`SubprocessCluster` and `SSHCluster` hang indefinitely if `distributed` log level is `WARN` or higher

dask / distributed

A distributed task scheduler for Dask

https://distributed.dask.org

BSD 3-Clause "New" or "Revised" License

1.58k stars 718 forks source link

`SubprocessCluster` and `SSHCluster` hang indefinitely if `distributed` log level is `WARN` or higher #8393

Open hendrikmakait opened 11 months ago

hendrikmakait commented 11 months ago

Both clusters rely on the scheduler address to be logged to stderr. The address is logged as INFO, so setting the log level higher than that will cause the clusters to hang indefinitely.

Related: #8392

hendrikmakait commented 11 months ago

One possible solution for the SubprocessCluster would be to write the file to a temporary file (e.g., /tmp/dask/<pid>) and reading it from there.

hendrikmakait commented 11 months ago

TIL: There's the scheduler_file which we should be able to leverage for this.

jomey commented 7 months ago

Curious if there is any known workaround for SSHCluster?

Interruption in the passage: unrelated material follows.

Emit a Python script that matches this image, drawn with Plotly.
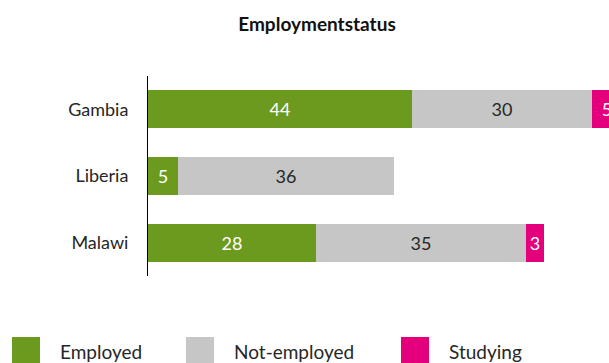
import plotly.graph_objects as go

# Employment status by country (counts)
countries = ["Gambia", "Liberia", "Malawi"]
employed = [44, 5, 28]
not_employed = [30, 36, 35]
studying = [5, None, 3]

series_names = ["Employed", "Not-employed", "Studying"]
series_colors = ["#6b9a1f", "#c5c6c5", "#e4007c"]
text_colors = ["#ffffff", "#262626", "#ffffff"]

W, H = 609, 363
M_L, M_R, M_T, M_B = 148, 0, 76, 87
PX_PER_UNIT = 6.0
FONT = "Lato"

fig = go.Figure()
for name, vals, col, tcol in zip(series_names, [employed, not_employed, studying],
                                 series_colors, text_colors):
    fig.add_trace(go.Bar(
        y=countries, x=vals, name=name, orientation="h",
        marker=dict(color=col, line=dict(width=0)),
        text=[("" if v is None else str(v)) for v in vals],
        textposition="inside", insidetextanchor="middle", textangle=0,
        insidetextfont=dict(family=FONT, size=18, color=tcol),
        constraintext="none", showlegend=False, hoverinfo="x+y+name",
    ))

plot_w = W - M_L - M_R
plot_h = H - M_T - M_B


def px_x(px):
    return (px - M_L) / plot_w


def px_y(py):
    return (H - M_B - py) / plot_h


# Legend drawn below the plot: colour swatches with labels
legend_items = [(12, 58), (186, 232), (401, 447)]
shapes = []
annotations = []
for (sx, tx), name, col in zip(legend_items, series_names, series_colors):
    shapes.append(dict(type="rect", xref="paper", yref="paper",
                       x0=px_x(sx), x1=px_x(sx + 28), y0=px_y(337), y1=px_y(366),
                       fillcolor=col, line=dict(width=0), layer="above"))
    annotations.append(dict(xref="paper", yref="paper", x=px_x(tx), y=px_y(351),
                            xanchor="left", yanchor="middle", showarrow=False,
                            text=name, font=dict(family=FONT, size=19, color="#262626")))

fig.update_layout(
    barmode="stack",
    bargap=0.43,
    width=W, height=H,
    margin=dict(l=M_L, r=M_R, t=M_T, b=M_B, pad=0),
    paper_bgcolor="white", plot_bgcolor="white",
    title=dict(text="<b>Employmentstatus</b>", x=317 / W, xanchor="center",
               y=1 - 24 / H, yanchor="middle",
               font=dict(family=FONT, size=19, color="#111111")),
    xaxis=dict(range=[0, plot_w / PX_PER_UNIT], visible=False, fixedrange=True),
    yaxis=dict(categoryorder="array", categoryarray=countries, autorange="reversed",
               showline=True, linecolor="#000000", linewidth=1,
               showgrid=False, zeroline=False, ticks="",
               ticklabelstandoff=15,
               tickfont=dict(family=FONT, size=18, color="#262626")),
    shapes=shapes,
    annotations=annotations,
    uniformtext=dict(mode=False),
)

fig.write_html("out.html")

I am trying to deploy a SSHCluster using a JupyterLab environment and the output of the cell gets very verbose with many workers.

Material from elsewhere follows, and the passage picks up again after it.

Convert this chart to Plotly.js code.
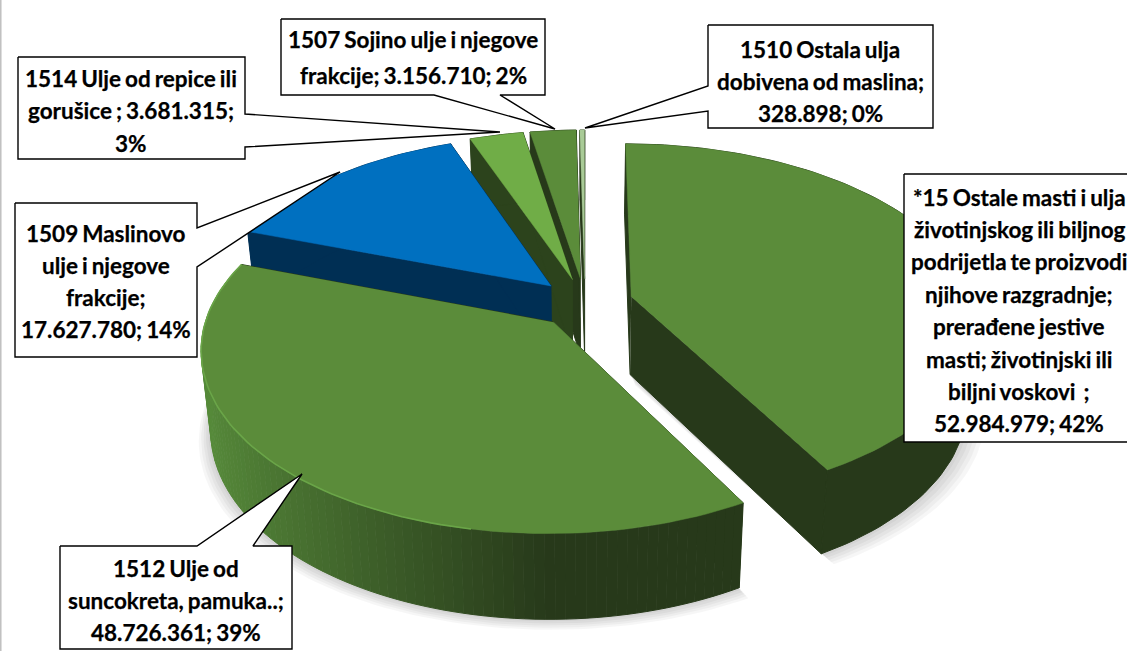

hendrikmakait commented 7 months ago

@jomey, if you are up for the challenge, I suppose you could use #8398 as a blueprint for the changes necessary to the SSHCluster. IIRC, the code of the SSHCluster looks very similar to what I fixed in that PR. (I'm currently out on PTO, so I won't be able to have a closer look at this for a few weeks.)

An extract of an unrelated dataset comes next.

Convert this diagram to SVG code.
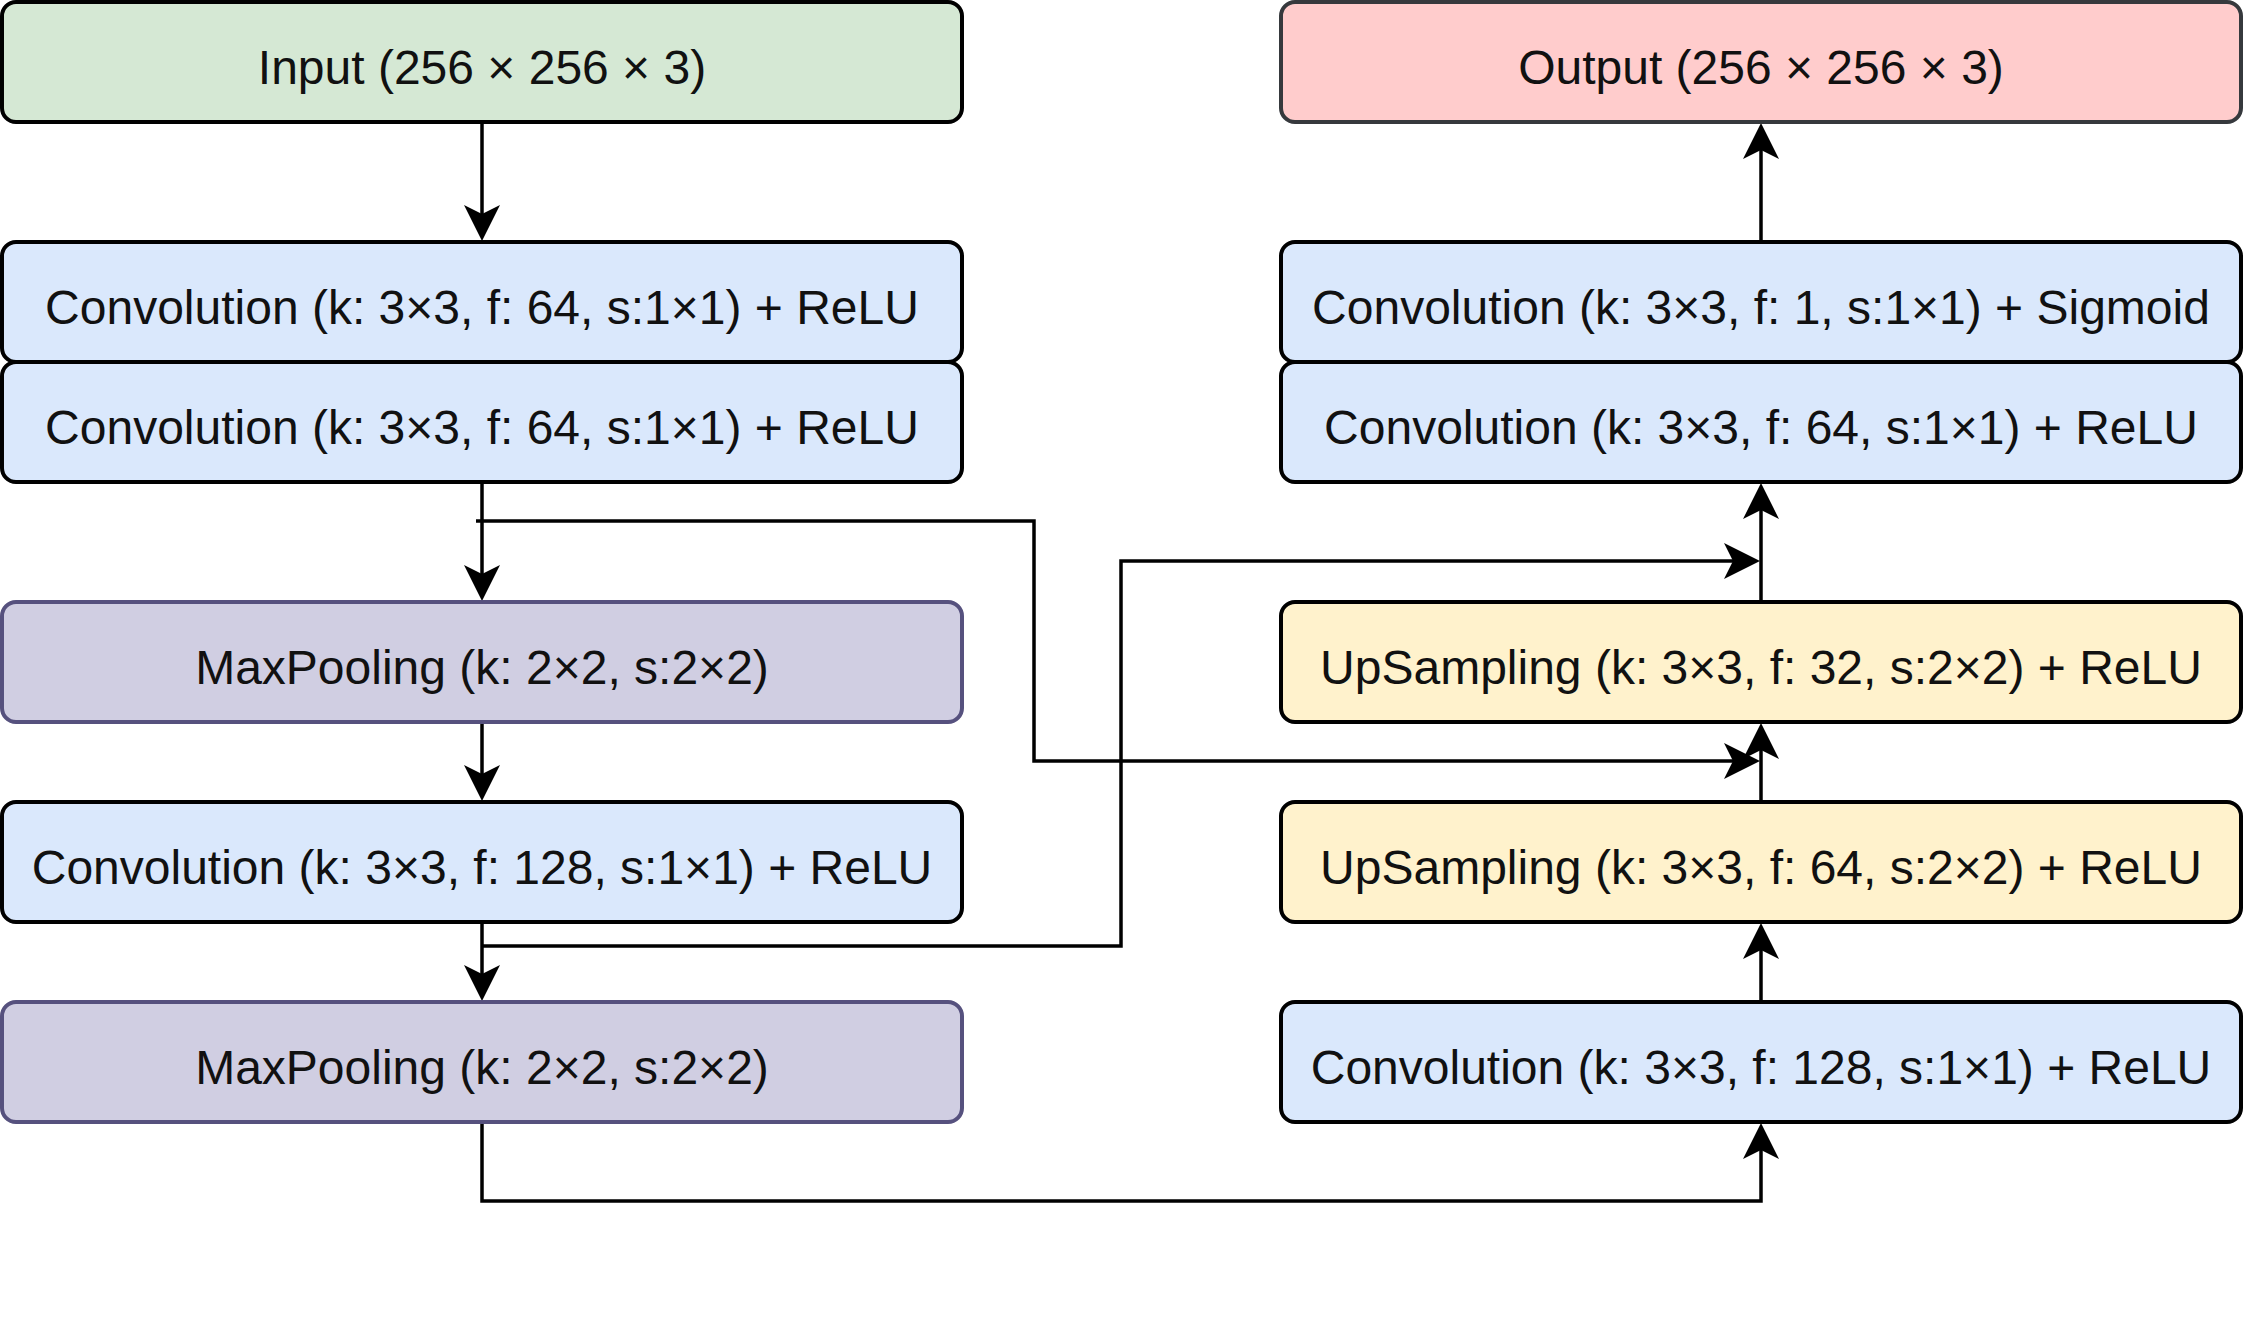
<svg xmlns="http://www.w3.org/2000/svg" width="2244" height="1324" viewBox="0 0 2244 1324">
<style>
.box{stroke-width:4}
.conv{fill:#dae8fc;stroke:#000}
.inp{fill:#d5e8d4;stroke:#000}
.out{fill:#ffcccc;stroke:#36393d}
.pool{fill:#d0cee2;stroke:#56517e}
.up{fill:#fff2cc;stroke:#000}
text{font-family:"Liberation Sans",Arial,sans-serif;font-size:48px;fill:#111;text-anchor:middle}
.edge{fill:none;stroke:#000;stroke-width:3.5}
</style>
<defs>
<marker id="arr" viewBox="-18 -19 40 38" refX="0" refY="0" markerWidth="40" markerHeight="38" markerUnits="userSpaceOnUse" orient="auto">
<path d="M20,0 L-16,-18 L-7,0 L-16,18 Z" fill="#000"/>
</marker>
</defs>
<rect width="2244" height="1324" fill="#fff"/>
<g id="connectors">
<path class="edge" d="M482,122 V221" marker-end="url(#arr)"/>
<path class="edge" d="M482,482 V581" marker-end="url(#arr)"/>
<path class="edge" d="M482,722 V781" marker-end="url(#arr)"/>
<path class="edge" d="M482,922 V981" marker-end="url(#arr)"/>
<path class="edge" d="M1761,242 V143" marker-end="url(#arr)"/>
<path class="edge" d="M1761,602 V503" marker-end="url(#arr)"/>
<path class="edge" d="M1761,802 V743" marker-end="url(#arr)"/>
<path class="edge" d="M1761,1002 V943" marker-end="url(#arr)"/>
<path class="edge" d="M476,521 H1034 V761 H1740" marker-end="url(#arr)"/>
<path class="edge" d="M482,946 H1121 V561 H1740" marker-end="url(#arr)"/>
<path class="edge" d="M482,1122 V1201 H1761 V1143" marker-end="url(#arr)"/>
</g>
<g id="input"><rect class="box inp" x="2" y="2" width="960" height="120" rx="14"/><text x="482" y="84">Input (256 × 256 × 3)</text></g>
<g id="conv1"><rect class="box conv" x="2" y="242" width="960" height="120" rx="14"/><text x="482" y="324">Convolution (k: 3×3, f: 64, s:1×1) + ReLU</text></g>
<g id="conv2"><rect class="box conv" x="2" y="362" width="960" height="120" rx="14"/><text x="482" y="444">Convolution (k: 3×3, f: 64, s:1×1) + ReLU</text></g>
<g id="pool1"><rect class="box pool" x="2" y="602" width="960" height="120" rx="14"/><text x="482" y="684">MaxPooling (k: 2×2, s:2×2)</text></g>
<g id="conv3"><rect class="box conv" x="2" y="802" width="960" height="120" rx="14"/><text x="482" y="884">Convolution (k: 3×3, f: 128, s:1×1) + ReLU</text></g>
<g id="pool2"><rect class="box pool" x="2" y="1002" width="960" height="120" rx="14"/><text x="482" y="1084">MaxPooling (k: 2×2, s:2×2)</text></g>
<g id="output"><rect class="box out" x="1281" y="2" width="960" height="120" rx="14"/><text x="1761" y="84">Output (256 × 256 × 3)</text></g>
<g id="conv_sig"><rect class="box conv" x="1281" y="242" width="960" height="120" rx="14"/><text x="1761" y="324">Convolution (k: 3×3, f: 1, s:1×1) + Sigmoid</text></g>
<g id="conv4"><rect class="box conv" x="1281" y="362" width="960" height="120" rx="14"/><text x="1761" y="444">Convolution (k: 3×3, f: 64, s:1×1) + ReLU</text></g>
<g id="up32"><rect class="box up" x="1281" y="602" width="960" height="120" rx="14"/><text x="1761" y="684">UpSampling (k: 3×3, f: 32, s:2×2) + ReLU</text></g>
<g id="up64"><rect class="box up" x="1281" y="802" width="960" height="120" rx="14"/><text x="1761" y="884">UpSampling (k: 3×3, f: 64, s:2×2) + ReLU</text></g>
<g id="conv5"><rect class="box conv" x="1281" y="1002" width="960" height="120" rx="14"/><text x="1761" y="1084">Convolution (k: 3×3, f: 128, s:1×1) + ReLU</text></g>
</svg>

jomey commented 7 months ago

Taking the first and trying to set up my local machine (Ubuntu, 22.04 LTS). I have installed and configured a local ssh server that accepts key-less login. Then I setup the environment according to the test.yaml

With that, I can not get the current ssh tests to pass. All failures come back with the same message: RuntimeError: Cluster failed to start: Worker failed to start

Any insights on how to set up a dev environment for this? (Permission issues?)

hendrikmakait commented 7 months ago

Maybe @jacobtomlinson or @jrbourbeau are able to help?

jomey commented 7 months ago

Found the reason for a few test failures. I had an older (forgotten) dask.yaml under my user in .config/dask/, which also set the log levels to critical (exactly this issue, which I run into using a different machine). Renaming that entire config folder only leaves all the tests with old_ in them (3 total). Not sure if that is of concern.

This makes me wonder if there should be a new issue logged that tries to make the tests more resilient against such local user configs that are not part of the repository?